Vaughn studied the table.  “Looks just like it.”

She shivered and moved closer to the heater. “How did you managed to get me out of that pipe anyway? Gus mentioned that you don’t swim and hate the ocean.”

He paused as he tried to find the right words to explain the strange experience. “I didn’t swim. I walked.”

“You walked?”

“That’s the only way to describe it.”

Kora laughed. “Are you trying to tell me you just strolled up the pipe and saved me?”

“Yep.”

“That’s insane. You’d have to hold your breath for at least half an hour, probably more.”

“I didn’t hold my breath.”

Her eyes opened wide. “You didn’t breathe?”

“Not at all. It seemed so natural, it took me a while to notice.”

“I could never have made you that way…could I?”

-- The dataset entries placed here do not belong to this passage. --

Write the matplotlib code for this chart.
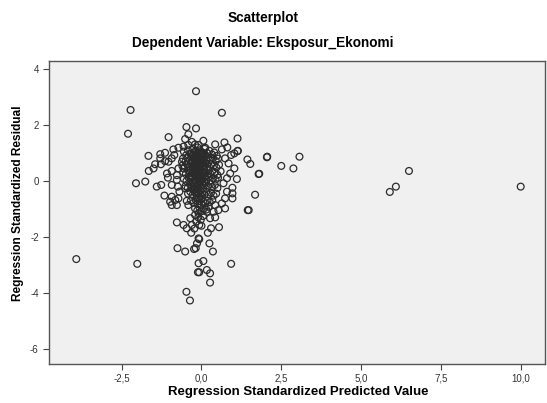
import numpy as np
import matplotlib.pyplot as plt
from matplotlib.ticker import FuncFormatter

# outlying / readable points (predicted, residual)
pred_edge = [-3.92, -2.22, -2.30, -2.01, -2.05, -1.76, -0.17, 0.64, 0.93, 10.0, 6.5, 6.09, 5.9,
             3.07, 2.88, 2.5, 2.06, 2.05, 1.81, 1.79, 1.68, 1.48, 1.45, 1.44, 1.53, 1.13, 1.14, 1.13,
             1.11, 1.03, 0.97, 0.97, 0.97, 0.9, 0.8, 0.74, 0.64, 0.43, 0.74, 0.53, 0.38, 0.69, 0.8,
             0.85, 0.74, 1.03, 0.93, 0.72, 0.81, 0.64, 0.43, 0.06, 0.12, -0.09, -1.03, -0.47, -0.17,
             -0.41, -0.51, -0.3, -1.66, -1.29, -1.14, -0.88, -0.72, -0.56, -0.41, -0.2,
             -1.4, -1.26, -1.65, -1.5, -1.45, -1.27, -1.29, -1.14, -1.03, -0.93, -0.85, -1.08,
             -1.05, -0.93, -0.77, -0.77, -0.93, -0.74, -0.69, -1.16, -0.93, -0.82, -0.72, -0.93,
             -0.98, -0.77, -0.46, -0.41, -0.51, -0.61, -0.56, -0.72]
resid_edge = [-2.79, 2.54, 1.69, -2.96, -0.08, -0.02, 3.21, 2.44, -2.96, -0.2, 0.36, -0.2, -0.39,
              0.87, 0.45, 0.54, 0.87, 0.85, 0.26, 0.25, -0.49, -1.04, -1.04, 0.77, 0.61, 1.52, 1.08, 1.07,
              0.07, 0.45, -0.24, -0.44, -0.62, 0.27, -0.38, -0.62, -0.8, -0.86, -0.98, -1.04, -1.1, -0.08,
              0.1, 0.63, 0.81, 0.99, 0.93, 1.38, 1.2, 1.13, 1.31, 1.44, 1.19, 1.29, 1.57, 1.93, 1.88,
              1.67, 1.5, 1.4, 0.9, 0.96, 1.01, 1.13, 1.19, 1.23, 1.29, 1.31,
              -0.2, -0.14, 0.36, 0.45, 0.6, 0.6, 0.81, 0.71, 0.69, 0.81, 0.93, 0.27,
              0.12, 0.36, 0.21, 0.04, -0.14, -0.2, -0.38, -0.52, -0.56, -0.68, -0.62, -0.86,
              -0.74, -0.86, -0.71, -0.86, -0.26, 0.69, 0.45, 0.45]

# lower tail of the cloud
pred_low = [-0.77, -0.56, -0.46, -0.32, -0.3, -0.2, -0.35, -0.09, -0.14, -0.23, -0.75, -0.51,
            -0.09, -0.11, -0.47, -0.36, -0.09, 0.17, 0.43, 0.27, 0.55, 0.3, 0.2, -0.07, -0.07,
            0.25, 0.36, -0.18, 0.06, 0.17, -0.07, 0.27, 0.27]
resid_low = [-1.48, -1.57, -1.69, -1.85, -1.57, -1.21, -1.33, -2.05, -2.23, -2.43, -2.4, -2.52,
             -2.94, -3.26, -3.96, -4.27, -1.15, -1.1, -1.3, -1.33, -1.65, -1.69, -1.85, -1.57, -2.08,
             -2.23, -2.52, -2.4, -2.86, -3.18, -3.26, -3.3, -3.63]

# dense core
pred_core = [-0.55, -0.48, -0.42, -0.35, -0.28, -0.2, -0.12, -0.05, 0.03, 0.1, 0.18, 0.25, 0.33, 0.4, 0.48,
             -0.58, -0.5, -0.44, -0.37, -0.3, -0.24, -0.17, -0.1, -0.04, 0.02, 0.08, 0.14, 0.21, 0.28, 0.36, 0.45, 0.52,
             -0.6, -0.52, -0.45, -0.38, -0.31, -0.25, -0.19, -0.13, -0.07, -0.01, 0.05, 0.11, 0.17, 0.24, 0.31, 0.39, 0.47, 0.55,
             -0.57, -0.49, -0.42, -0.35, -0.28, -0.22, -0.16, -0.1, -0.04, 0.02, 0.08, 0.14, 0.2, 0.27, 0.34, 0.42, 0.5, 0.6,
             -0.55, -0.47, -0.4, -0.33, -0.26, -0.2, -0.14, -0.08, -0.02, 0.04, 0.1, 0.16, 0.22, 0.29, 0.36, 0.44, 0.52,
             -0.5, -0.43, -0.36, -0.29, -0.22, -0.16, -0.1, -0.04, 0.02, 0.08, 0.14, 0.2, 0.27, 0.34, 0.42, 0.5,
             -0.42, -0.35, -0.28, -0.21, -0.15, -0.09, -0.03, 0.03, 0.09, 0.15, 0.22, 0.3, 0.38, 0.46,
             -0.33, -0.25, -0.18, -0.12, -0.06, 0.0, 0.06, 0.12, 0.19, 0.26, 0.34,
             -0.2, -0.13, -0.06, 0.01, 0.08, 0.15, 0.22,
             -0.1, -0.02, 0.05, -0.16, 0.0, -0.22,
             -0.3, -0.2, -0.12, -0.05, 0.0, -0.25, -0.15, -0.08, -0.18, 0.05, -0.02, -0.12, -0.26,
             0.1, -0.35, 0.0, -0.06, -0.22, -0.1, -0.28,
             -0.32, -0.24, -0.16, -0.09, -0.01, 0.06, -0.29, -0.21, -0.13, -0.04, 0.03, 0.12,
             -0.27, -0.19, -0.11, -0.03, 0.07, -0.33, -0.23, -0.14, -0.06, 0.02, 0.09, 0.17,
             -0.26, -0.18, -0.09, 0.0, 0.08, -0.21, -0.12, -0.04, 0.05, -0.15, -0.07, 0.01,
             -0.17, -0.09, -0.01, -0.11, -0.03, 0.04]
resid_core = [1.05, 0.92, 1.1, 0.98, 1.15, 1.05, 1.2, 1.1, 1.02, 1.15, 1.0, 1.08, 0.95, 1.02, 0.9,
              0.8, 0.7, 0.82, 0.75, 0.88, 0.78, 0.9, 0.8, 0.92, 0.78, 0.86, 0.74, 0.84, 0.76, 0.82, 0.72, 0.8,
              0.55, 0.5, 0.6, 0.52, 0.63, 0.55, 0.66, 0.58, 0.68, 0.57, 0.65, 0.53, 0.62, 0.5, 0.6, 0.55, 0.48, 0.58,
              0.32, 0.25, 0.38, 0.3, 0.4, 0.28, 0.42, 0.33, 0.45, 0.35, 0.42, 0.3, 0.4, 0.27, 0.36, 0.3, 0.22, 0.35,
              0.08, 0.0, 0.12, 0.05, 0.15, 0.02, 0.18, 0.08, 0.2, 0.1, 0.16, 0.04, 0.14, 0.02, 0.1, 0.05, 0.12,
              -0.18, -0.25, -0.12, -0.22, -0.1, -0.2, -0.08, -0.18, -0.06, -0.15, -0.05, -0.2, -0.1, -0.22, -0.14, -0.25,
              -0.45, -0.38, -0.5, -0.4, -0.52, -0.42, -0.55, -0.44, -0.5, -0.38, -0.48, -0.42, -0.52, -0.45,
              -0.7, -0.78, -0.68, -0.82, -0.72, -0.85, -0.74, -0.8, -0.7, -0.76, -0.68,
              -0.98, -1.05, -0.95, -1.08, -0.98, -1.02, -0.92,
              -1.3, -1.38, -1.25, -1.45, -1.6, -1.7,
              0.7, 0.45, 0.72, 0.5, 0.85, 0.95, 0.25, 0.6, 0.55, 0.3, 0.0, -0.3, -0.3,
              0.95, 0.15, 0.62, 0.4, 0.85, 0.15, -0.05,
              0.98, 1.02, 0.96, 1.01, 0.97, 1.0, 0.67, 0.72, 0.7, 0.75, 0.7, 0.66,
              0.46, 0.52, 0.47, 0.52, 0.5, 0.2, 0.24, 0.2, 0.26, 0.22, 0.27, 0.19,
              -0.02, 0.05, -0.01, 0.04, -0.02, -0.32, -0.27, -0.33, -0.28, -0.62, -0.6, -0.64,
              0.35, 0.58, 0.88, -0.45, 0.1, 0.75]

pred = pred_edge + pred_low + pred_core
resid = resid_edge + resid_low + resid_core

plt.rcParams['font.family'] = ['Liberation Sans', 'DejaVu Sans']

fig = plt.figure(figsize=(5.47, 4.03), dpi=100)
ax = fig.add_axes([0.0887, 0.0968, 0.9076, 0.7518])
ax.set_facecolor('#f0f0f0')

ax.scatter(pred, resid, s=24, facecolors='none', edgecolors='#2b2b2b', linewidths=0.9)

ax.set_xlim(-4.79, 10.76)
ax.set_ylim(-6.54, 4.29)
ax.set_xticks([-2.5, 0, 2.5, 5, 7.5, 10])
ax.set_yticks([-6, -4, -2, 0, 2, 4])
ax.xaxis.set_major_formatter(FuncFormatter(lambda v, p: ('%.1f' % v).replace('.', ',')))
ax.yaxis.set_major_formatter(FuncFormatter(lambda v, p: '%d' % v))
ax.tick_params(direction='out', length=4, width=0.8, colors='#444444', labelsize=7,
               labelcolor='#333333', pad=3)
for sp in ax.spines.values():
    sp.set_color('#555555')
    sp.set_linewidth(1.0)

fig.text(0.481, 0.955, 'Scatterplot', ha='center', va='center', fontsize=9.8, fontweight='bold')
fig.text(0.481, 0.893, 'Dependent Variable: Eksposur_Ekonomi', ha='center', va='center',
         fontsize=9.8, fontweight='bold')
fig.text(0.545, 0.027, 'Regression Standardized Predicted Value', ha='center', va='center',
         fontsize=9.5, fontweight='bold')
fig.text(0.032, 0.496, 'Regression Standardized Residual', ha='center', va='center',
         rotation=90, fontsize=8.6, fontweight='bold')

fig.savefig('out.png', dpi=100)
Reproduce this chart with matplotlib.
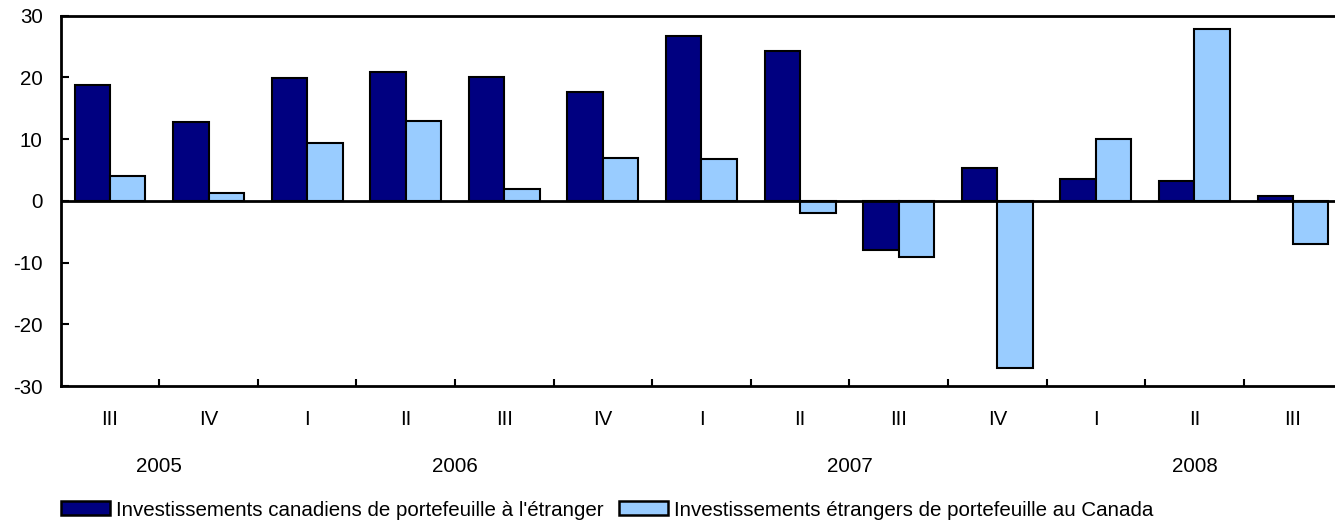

“Do you want me to prove it?”

“I believe you, but it’s terrifying how brilliant I used to be. I think I forgot a lot more than just my sordid past.”

“Should I take that as a compliment?”

She drifted up to him and though he knew she was examining him like a curious specimen, he still basked in her attention. A shiver went through him when she pressed her head against his chest to listen to his heart. Several times he reached up to stroke her soft, electric hair, but he always stopped himself.

“I wish I’d poked around a bit more when I had you asleep on that gurney the night I fixed your stomach,” she said.  “I've got a lot to learn from my old self.”

“I’ll have to keep an eye on you from now on.”

She winked at him, grabbed the flashlight, and walked out into the grim tunnel. At that moment, Vaughn would have followed her off the castle roof but once out in the tunnel, he looked around uneasily. The first body he saw outside the door had teeth growing out of its nose. “I like it better in Mud’s pad.”

Kora bent down to study a corpse that looked half coyote, half man. “This room has many from the early period when she was combining humans with animals.”

“Like Humphrey?”

“He’s probably the only one that survived.”

“So you never made any pig men or horned devils with twenty rows of teeth like a shark?”

Kora shot him a withering look and he decided to keep quiet as he trailed along behind her. He watched in horror as she smoothed her hands over tortured faces and grasped shriveled hands that seemed to reach for her.

She called him over, at one point, to help her turn a body over so she could look at its back. “Many of these creatures have been stabbed right through the heart with some kind of long, jagged blade.”

“Must be how rejects got
disassembled
down here. I imagine you used something more sophisticated?”

Kora stared at the gash in the corpse's chest for a long time.  “We use a special gun.” She turned her face up to him, her eyes searching his. “I know you must think I'm cruel, but I don't think I always was.”

He put a hand on her shoulder.  “I'm sorry. That was a low blow.”

“I deserved it,” she said, gazing at the line of bodies that seemed to go on forever.
“But whatever you think of me, I never harmed these creatures.”

They stood in silence while Vaughn struggled to come up with a new subject. “So what's up with the old skull in your bag?”

Kora gasped and ran back to the apartment with the flashlight, leaving Vaughn alone in the dark. He could hear a squeaking, scraping sound on the floor along the wall and imagined a team of rats scrabbling up his pants. It seemed a long time before he saw the light in the tunnel once again.

“Thanks for reminding me. I almost forgot.” Kora set the skull down on a shelf and stood appraising it as if it was a vase of flowers. “I wish I could place it with the rest of its body.”